> Given task:
Please reproduce the lines of the records below from the one holding "Write a Python" through the one holding "return 1 - p / H", inclusive, skipping all pictures.

--- BEGIN ---

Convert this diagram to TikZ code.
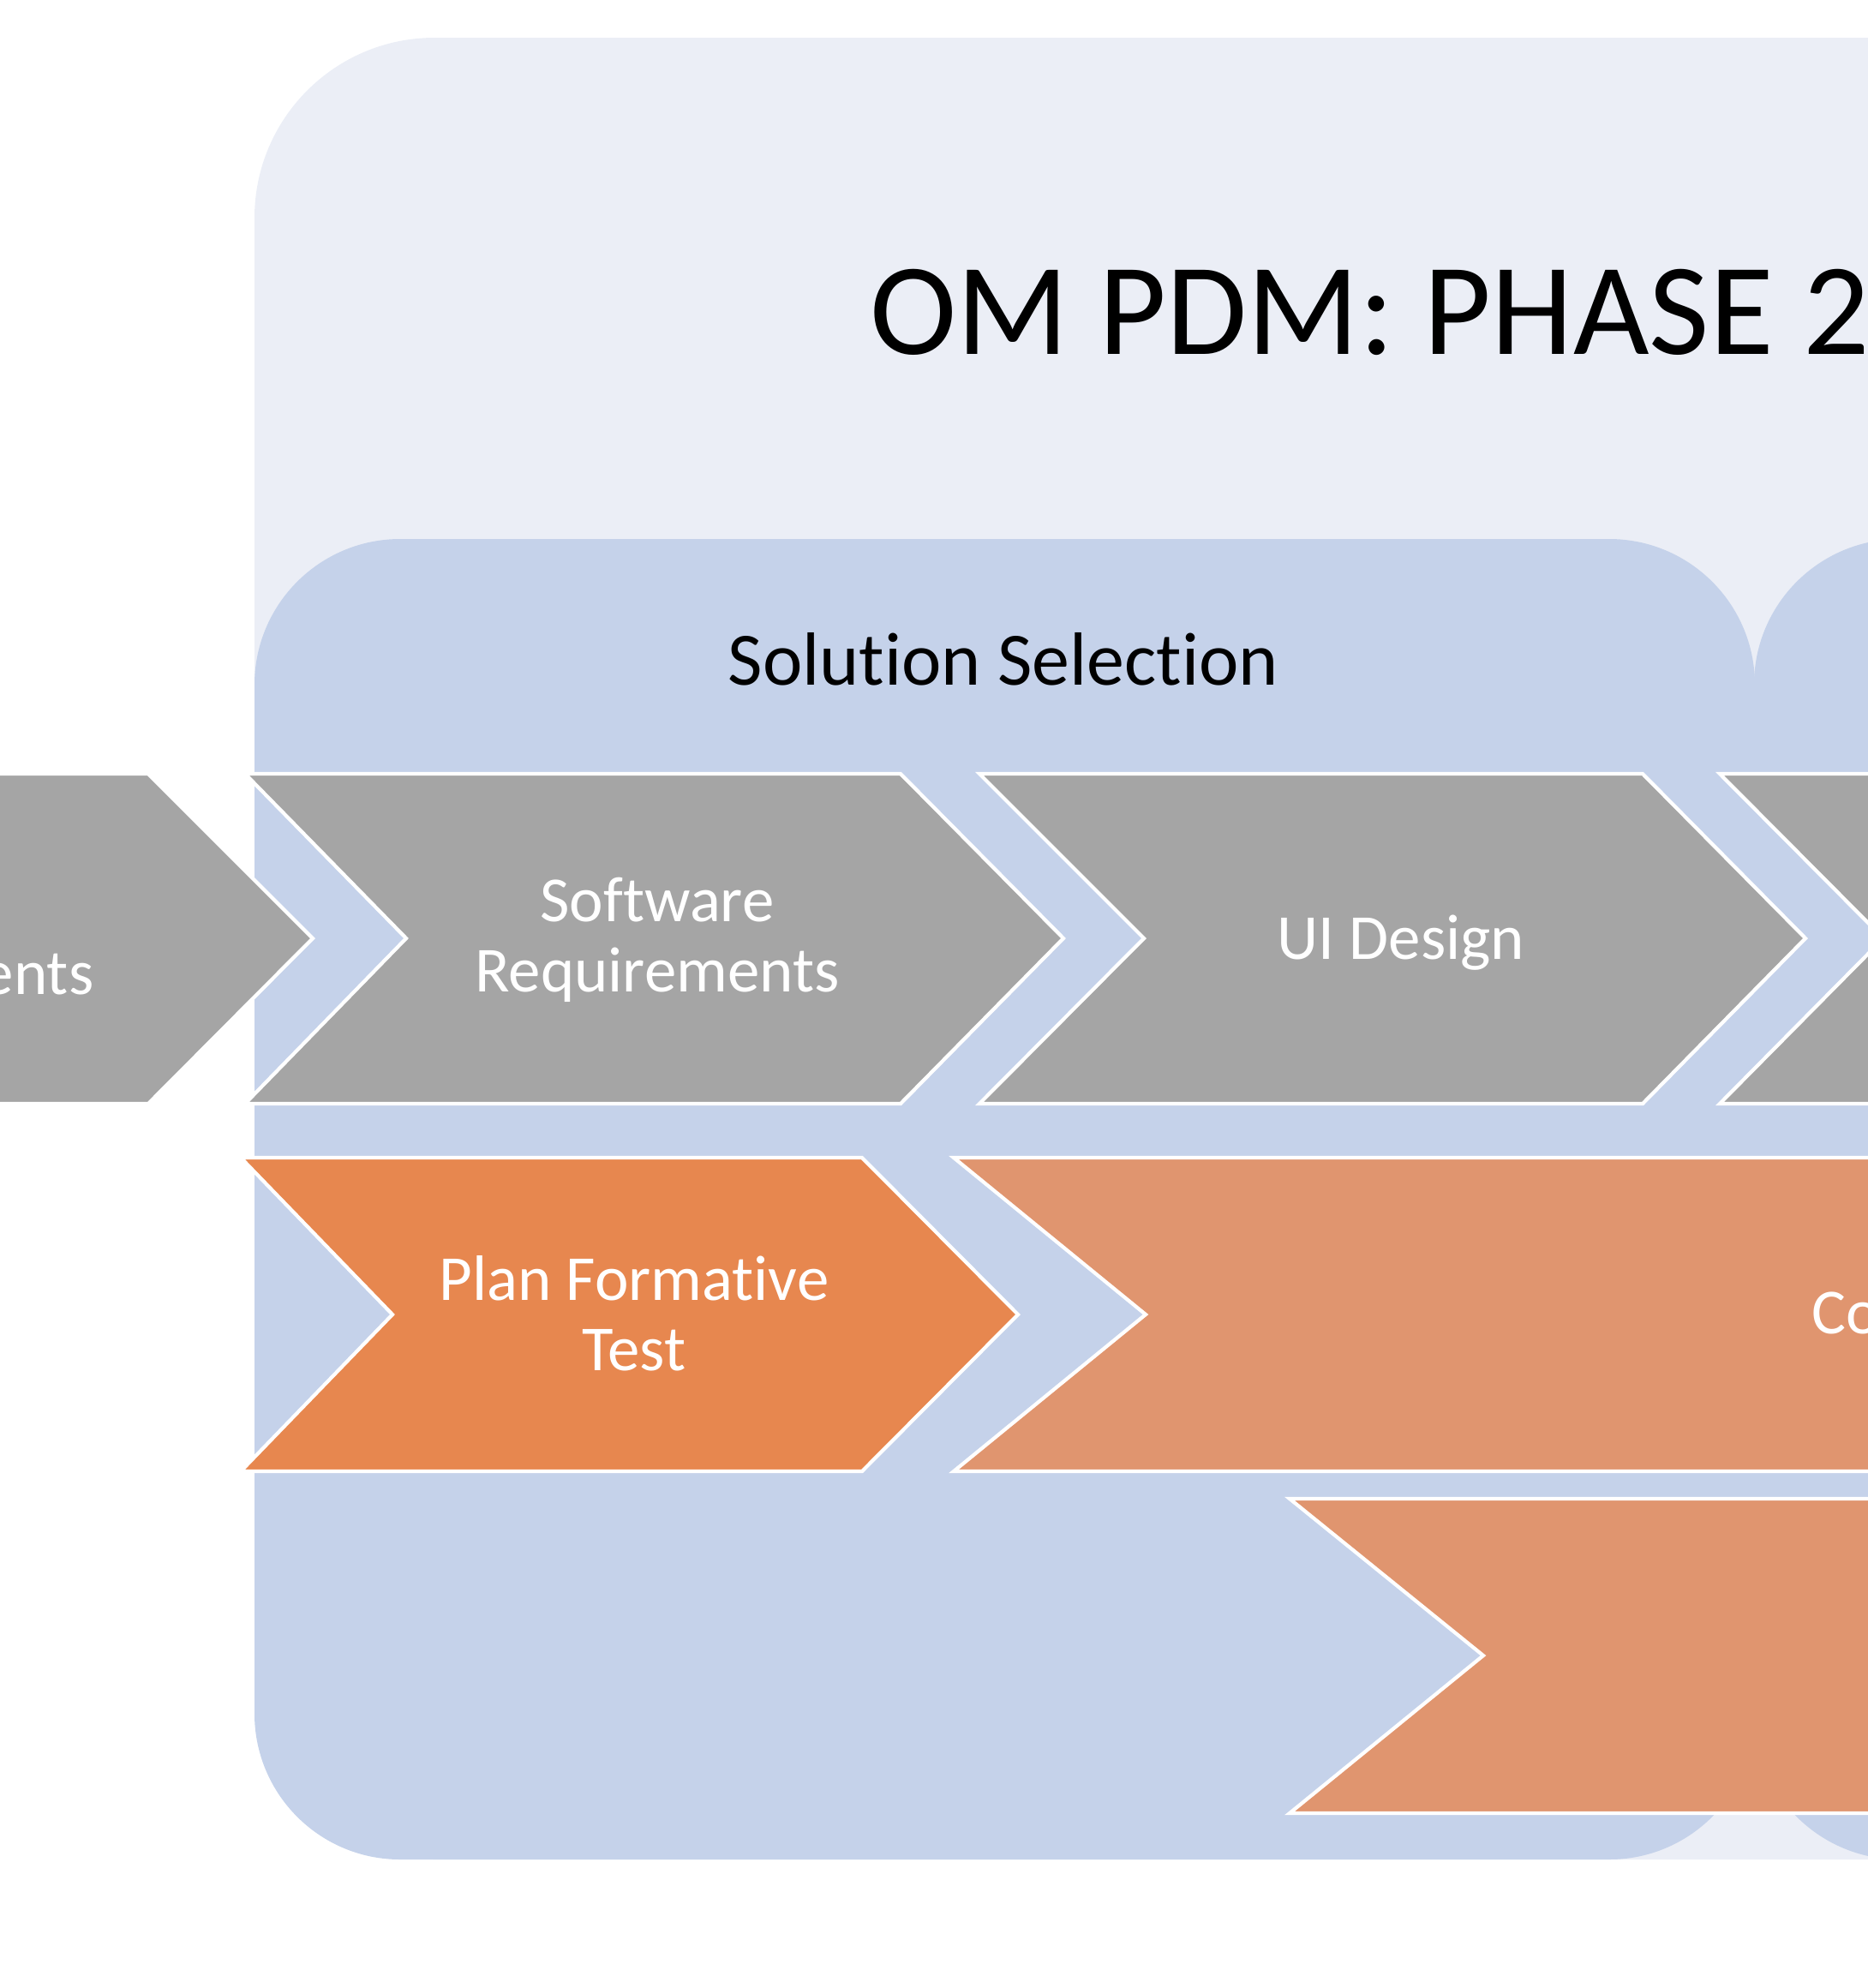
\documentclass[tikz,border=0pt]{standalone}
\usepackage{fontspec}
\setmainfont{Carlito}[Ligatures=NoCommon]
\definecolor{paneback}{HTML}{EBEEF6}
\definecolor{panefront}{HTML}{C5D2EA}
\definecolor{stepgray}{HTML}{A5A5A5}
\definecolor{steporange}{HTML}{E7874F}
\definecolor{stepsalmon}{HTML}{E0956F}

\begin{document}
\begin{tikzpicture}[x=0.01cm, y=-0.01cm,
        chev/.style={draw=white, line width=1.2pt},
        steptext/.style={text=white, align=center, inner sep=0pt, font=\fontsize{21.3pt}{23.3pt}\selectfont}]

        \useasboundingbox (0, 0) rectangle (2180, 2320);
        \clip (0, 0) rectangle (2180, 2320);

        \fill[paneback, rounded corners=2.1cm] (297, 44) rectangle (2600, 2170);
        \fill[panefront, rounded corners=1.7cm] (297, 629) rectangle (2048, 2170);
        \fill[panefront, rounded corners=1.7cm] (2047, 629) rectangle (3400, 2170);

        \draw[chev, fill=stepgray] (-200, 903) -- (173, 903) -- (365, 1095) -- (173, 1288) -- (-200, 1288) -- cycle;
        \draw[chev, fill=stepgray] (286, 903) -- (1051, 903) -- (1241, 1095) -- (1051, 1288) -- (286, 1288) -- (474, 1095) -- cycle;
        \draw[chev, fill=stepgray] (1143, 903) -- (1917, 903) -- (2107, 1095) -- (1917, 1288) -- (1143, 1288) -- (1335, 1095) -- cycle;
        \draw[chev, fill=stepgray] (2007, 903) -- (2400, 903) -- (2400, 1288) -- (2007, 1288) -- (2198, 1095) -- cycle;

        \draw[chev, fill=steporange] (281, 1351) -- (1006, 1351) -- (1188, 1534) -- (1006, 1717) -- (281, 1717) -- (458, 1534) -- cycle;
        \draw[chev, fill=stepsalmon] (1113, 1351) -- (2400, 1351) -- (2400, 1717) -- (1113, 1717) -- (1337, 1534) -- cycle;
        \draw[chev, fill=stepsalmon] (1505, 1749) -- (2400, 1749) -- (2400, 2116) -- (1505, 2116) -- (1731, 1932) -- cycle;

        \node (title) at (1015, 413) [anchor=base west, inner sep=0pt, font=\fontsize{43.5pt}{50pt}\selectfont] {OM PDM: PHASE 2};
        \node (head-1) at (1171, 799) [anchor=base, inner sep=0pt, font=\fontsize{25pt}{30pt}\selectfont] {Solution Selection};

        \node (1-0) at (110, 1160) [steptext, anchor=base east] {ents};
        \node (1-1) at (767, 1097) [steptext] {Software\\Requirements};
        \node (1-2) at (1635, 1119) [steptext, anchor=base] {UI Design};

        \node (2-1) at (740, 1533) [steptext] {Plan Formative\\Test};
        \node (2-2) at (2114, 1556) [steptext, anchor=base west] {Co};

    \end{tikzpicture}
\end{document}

--- END ---
--- BEGIN ---

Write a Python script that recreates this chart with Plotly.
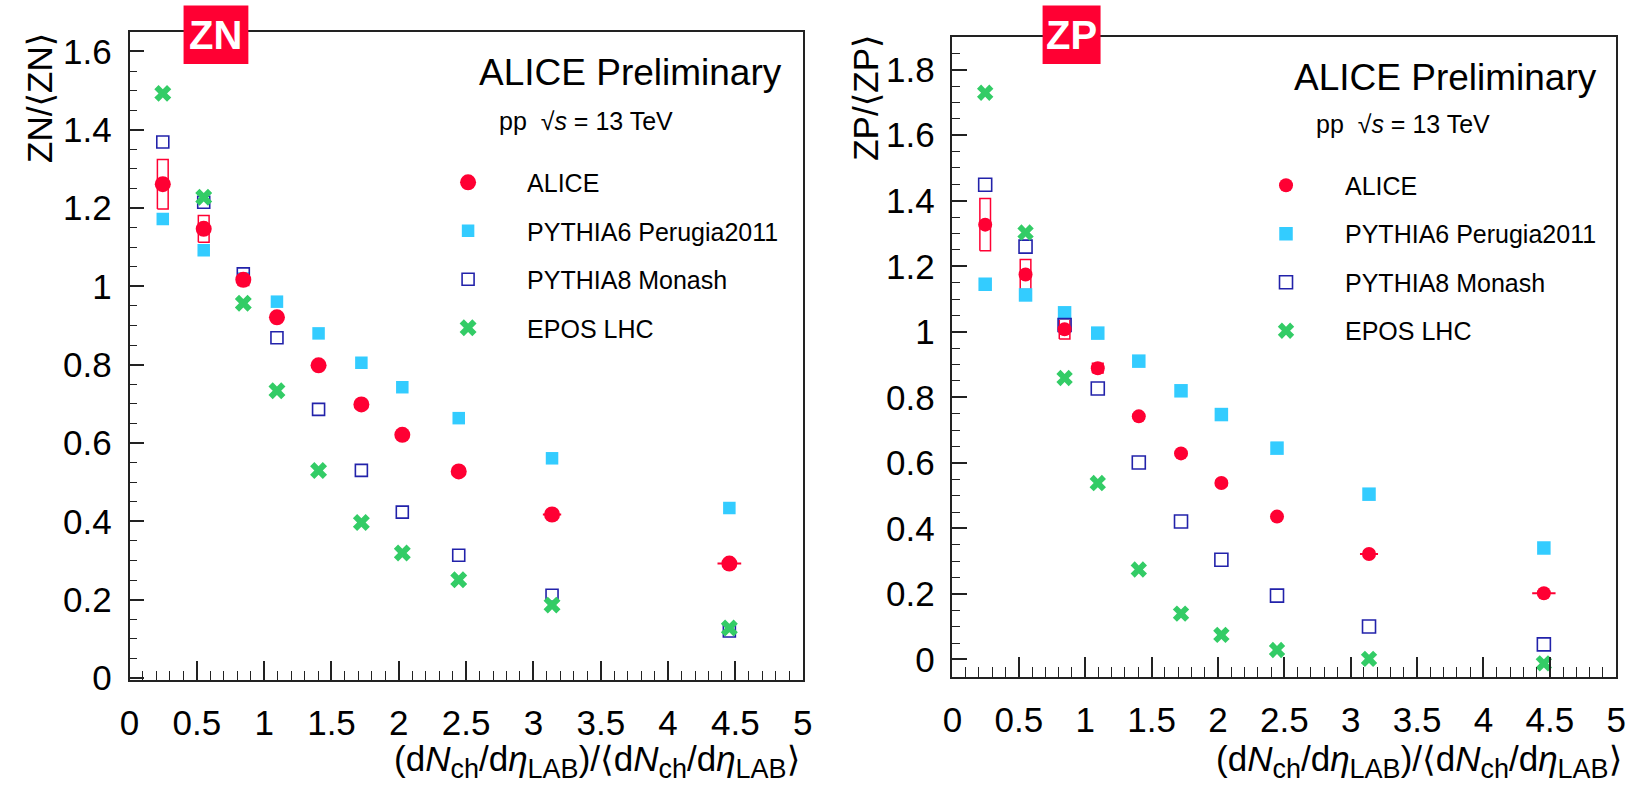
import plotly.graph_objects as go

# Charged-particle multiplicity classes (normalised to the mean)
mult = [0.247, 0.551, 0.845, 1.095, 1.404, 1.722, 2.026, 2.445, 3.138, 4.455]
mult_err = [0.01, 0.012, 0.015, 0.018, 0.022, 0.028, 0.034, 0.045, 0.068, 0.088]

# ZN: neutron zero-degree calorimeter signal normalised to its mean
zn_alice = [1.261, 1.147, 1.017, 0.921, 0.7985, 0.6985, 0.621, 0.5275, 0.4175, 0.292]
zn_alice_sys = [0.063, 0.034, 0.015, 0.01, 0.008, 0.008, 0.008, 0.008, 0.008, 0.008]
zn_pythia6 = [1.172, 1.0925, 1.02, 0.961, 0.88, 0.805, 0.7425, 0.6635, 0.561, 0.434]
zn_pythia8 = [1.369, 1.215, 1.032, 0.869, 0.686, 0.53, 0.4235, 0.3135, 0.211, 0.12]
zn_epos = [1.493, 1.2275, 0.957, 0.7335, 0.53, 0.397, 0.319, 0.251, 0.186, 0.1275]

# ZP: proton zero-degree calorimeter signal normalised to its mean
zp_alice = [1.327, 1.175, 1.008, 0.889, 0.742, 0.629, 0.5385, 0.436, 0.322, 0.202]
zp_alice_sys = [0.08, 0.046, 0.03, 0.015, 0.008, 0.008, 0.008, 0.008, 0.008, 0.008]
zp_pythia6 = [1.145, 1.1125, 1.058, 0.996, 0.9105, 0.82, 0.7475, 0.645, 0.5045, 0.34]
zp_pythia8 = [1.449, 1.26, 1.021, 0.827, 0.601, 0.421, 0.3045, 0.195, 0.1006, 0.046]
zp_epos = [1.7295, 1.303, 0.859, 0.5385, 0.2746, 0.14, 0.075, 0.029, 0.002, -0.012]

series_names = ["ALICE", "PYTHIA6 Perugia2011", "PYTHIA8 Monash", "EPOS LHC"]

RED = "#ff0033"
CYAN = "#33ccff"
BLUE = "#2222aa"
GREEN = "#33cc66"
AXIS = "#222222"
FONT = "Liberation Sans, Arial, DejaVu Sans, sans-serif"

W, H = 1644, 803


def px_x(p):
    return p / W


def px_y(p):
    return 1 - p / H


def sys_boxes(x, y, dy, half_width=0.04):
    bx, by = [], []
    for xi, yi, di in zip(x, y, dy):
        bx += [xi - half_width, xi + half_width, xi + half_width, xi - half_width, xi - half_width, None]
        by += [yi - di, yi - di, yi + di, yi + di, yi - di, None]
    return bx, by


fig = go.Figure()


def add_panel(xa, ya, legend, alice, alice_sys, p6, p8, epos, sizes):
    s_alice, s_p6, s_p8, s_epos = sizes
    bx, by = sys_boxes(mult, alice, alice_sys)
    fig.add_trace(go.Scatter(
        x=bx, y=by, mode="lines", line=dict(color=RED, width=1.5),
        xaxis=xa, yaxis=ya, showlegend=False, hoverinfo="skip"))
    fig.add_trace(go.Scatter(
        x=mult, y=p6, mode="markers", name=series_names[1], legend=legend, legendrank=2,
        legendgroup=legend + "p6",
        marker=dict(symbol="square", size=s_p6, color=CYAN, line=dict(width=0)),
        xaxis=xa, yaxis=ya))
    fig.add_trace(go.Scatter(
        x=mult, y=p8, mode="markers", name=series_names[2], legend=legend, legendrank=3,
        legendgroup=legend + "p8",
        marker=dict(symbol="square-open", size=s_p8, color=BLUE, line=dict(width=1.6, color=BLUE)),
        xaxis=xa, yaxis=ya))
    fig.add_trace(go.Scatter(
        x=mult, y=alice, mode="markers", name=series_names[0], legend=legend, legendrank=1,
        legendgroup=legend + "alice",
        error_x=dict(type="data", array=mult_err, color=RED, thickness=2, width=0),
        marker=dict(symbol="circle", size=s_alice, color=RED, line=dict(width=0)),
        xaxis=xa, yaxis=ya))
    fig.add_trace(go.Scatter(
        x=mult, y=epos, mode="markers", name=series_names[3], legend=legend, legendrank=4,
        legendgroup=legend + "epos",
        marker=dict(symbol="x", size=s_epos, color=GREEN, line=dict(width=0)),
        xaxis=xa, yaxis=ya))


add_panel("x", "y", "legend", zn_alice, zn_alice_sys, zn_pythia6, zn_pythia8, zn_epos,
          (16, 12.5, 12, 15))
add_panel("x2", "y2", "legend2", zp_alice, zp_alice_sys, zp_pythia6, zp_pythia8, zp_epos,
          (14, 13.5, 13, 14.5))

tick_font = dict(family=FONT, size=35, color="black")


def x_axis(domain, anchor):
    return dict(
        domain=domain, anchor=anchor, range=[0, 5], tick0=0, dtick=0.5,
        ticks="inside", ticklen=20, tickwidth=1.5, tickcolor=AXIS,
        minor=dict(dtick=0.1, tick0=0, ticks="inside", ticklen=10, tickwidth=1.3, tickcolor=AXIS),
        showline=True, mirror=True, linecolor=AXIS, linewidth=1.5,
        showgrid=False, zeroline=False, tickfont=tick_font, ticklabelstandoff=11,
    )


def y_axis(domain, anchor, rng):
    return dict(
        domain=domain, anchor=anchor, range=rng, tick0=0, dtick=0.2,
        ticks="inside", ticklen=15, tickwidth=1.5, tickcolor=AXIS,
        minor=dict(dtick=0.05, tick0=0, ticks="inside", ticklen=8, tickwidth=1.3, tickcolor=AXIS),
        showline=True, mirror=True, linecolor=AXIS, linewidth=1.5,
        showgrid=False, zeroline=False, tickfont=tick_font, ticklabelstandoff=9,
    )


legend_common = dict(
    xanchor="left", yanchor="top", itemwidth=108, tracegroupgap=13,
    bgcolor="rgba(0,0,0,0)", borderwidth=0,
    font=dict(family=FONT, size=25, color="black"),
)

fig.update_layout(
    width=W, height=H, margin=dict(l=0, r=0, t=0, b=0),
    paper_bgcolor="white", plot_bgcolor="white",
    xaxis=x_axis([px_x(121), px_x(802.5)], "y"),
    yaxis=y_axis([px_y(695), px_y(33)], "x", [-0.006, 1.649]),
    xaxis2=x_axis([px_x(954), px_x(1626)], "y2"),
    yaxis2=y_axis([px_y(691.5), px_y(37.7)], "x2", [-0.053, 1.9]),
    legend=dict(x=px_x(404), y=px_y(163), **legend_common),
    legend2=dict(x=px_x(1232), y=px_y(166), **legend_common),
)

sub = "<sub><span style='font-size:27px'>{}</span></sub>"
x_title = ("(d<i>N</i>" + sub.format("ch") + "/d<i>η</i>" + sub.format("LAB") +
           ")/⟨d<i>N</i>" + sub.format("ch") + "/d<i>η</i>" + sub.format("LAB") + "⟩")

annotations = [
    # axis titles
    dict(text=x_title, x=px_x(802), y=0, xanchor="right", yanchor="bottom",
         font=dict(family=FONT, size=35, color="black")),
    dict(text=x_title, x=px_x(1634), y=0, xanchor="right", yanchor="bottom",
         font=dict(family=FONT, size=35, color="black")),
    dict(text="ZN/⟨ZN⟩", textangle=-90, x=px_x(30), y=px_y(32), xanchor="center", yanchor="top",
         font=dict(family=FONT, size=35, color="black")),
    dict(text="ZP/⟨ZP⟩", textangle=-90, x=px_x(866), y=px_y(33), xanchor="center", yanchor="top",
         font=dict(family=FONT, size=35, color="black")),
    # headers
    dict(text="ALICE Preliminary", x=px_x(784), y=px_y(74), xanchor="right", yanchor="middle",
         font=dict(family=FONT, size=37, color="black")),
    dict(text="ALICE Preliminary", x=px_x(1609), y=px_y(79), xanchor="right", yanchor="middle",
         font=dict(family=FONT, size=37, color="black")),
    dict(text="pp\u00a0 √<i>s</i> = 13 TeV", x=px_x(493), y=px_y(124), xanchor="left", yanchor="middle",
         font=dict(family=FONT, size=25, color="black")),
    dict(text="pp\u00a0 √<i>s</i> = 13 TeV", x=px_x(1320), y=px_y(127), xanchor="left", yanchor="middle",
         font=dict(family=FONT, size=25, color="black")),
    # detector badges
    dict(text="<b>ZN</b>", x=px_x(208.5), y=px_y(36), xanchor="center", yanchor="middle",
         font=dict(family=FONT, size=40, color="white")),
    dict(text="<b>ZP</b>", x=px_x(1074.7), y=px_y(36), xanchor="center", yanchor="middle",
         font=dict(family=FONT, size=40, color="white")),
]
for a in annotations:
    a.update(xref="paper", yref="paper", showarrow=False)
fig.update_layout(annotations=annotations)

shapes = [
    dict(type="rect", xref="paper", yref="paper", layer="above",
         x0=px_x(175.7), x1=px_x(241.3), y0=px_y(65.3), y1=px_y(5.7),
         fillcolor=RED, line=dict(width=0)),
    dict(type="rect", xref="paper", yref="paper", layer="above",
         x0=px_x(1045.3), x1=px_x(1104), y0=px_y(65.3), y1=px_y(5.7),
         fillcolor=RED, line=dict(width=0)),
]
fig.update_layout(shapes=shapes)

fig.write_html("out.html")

--- END ---

> Output for this exercise:
Write a Python script that recreates this chart with Plotly.
import plotly.graph_objects as go

# Charged-particle multiplicity classes (normalised to the mean)
mult = [0.247, 0.551, 0.845, 1.095, 1.404, 1.722, 2.026, 2.445, 3.138, 4.455]
mult_err = [0.01, 0.012, 0.015, 0.018, 0.022, 0.028, 0.034, 0.045, 0.068, 0.088]

# ZN: neutron zero-degree calorimeter signal normalised to its mean
zn_alice = [1.261, 1.147, 1.017, 0.921, 0.7985, 0.6985, 0.621, 0.5275, 0.4175, 0.292]
zn_alice_sys = [0.063, 0.034, 0.015, 0.01, 0.008, 0.008, 0.008, 0.008, 0.008, 0.008]
zn_pythia6 = [1.172, 1.0925, 1.02, 0.961, 0.88, 0.805, 0.7425, 0.6635, 0.561, 0.434]
zn_pythia8 = [1.369, 1.215, 1.032, 0.869, 0.686, 0.53, 0.4235, 0.3135, 0.211, 0.12]
zn_epos = [1.493, 1.2275, 0.957, 0.7335, 0.53, 0.397, 0.319, 0.251, 0.186, 0.1275]

# ZP: proton zero-degree calorimeter signal normalised to its mean
zp_alice = [1.327, 1.175, 1.008, 0.889, 0.742, 0.629, 0.5385, 0.436, 0.322, 0.202]
zp_alice_sys = [0.08, 0.046, 0.03, 0.015, 0.008, 0.008, 0.008, 0.008, 0.008, 0.008]
zp_pythia6 = [1.145, 1.1125, 1.058, 0.996, 0.9105, 0.82, 0.7475, 0.645, 0.5045, 0.34]
zp_pythia8 = [1.449, 1.26, 1.021, 0.827, 0.601, 0.421, 0.3045, 0.195, 0.1006, 0.046]
zp_epos = [1.7295, 1.303, 0.859, 0.5385, 0.2746, 0.14, 0.075, 0.029, 0.002, -0.012]

series_names = ["ALICE", "PYTHIA6 Perugia2011", "PYTHIA8 Monash", "EPOS LHC"]

RED = "#ff0033"
CYAN = "#33ccff"
BLUE = "#2222aa"
GREEN = "#33cc66"
AXIS = "#222222"
FONT = "Liberation Sans, Arial, DejaVu Sans, sans-serif"

W, H = 1644, 803


def px_x(p):
    return p / W


def px_y(p):
    return 1 - p / H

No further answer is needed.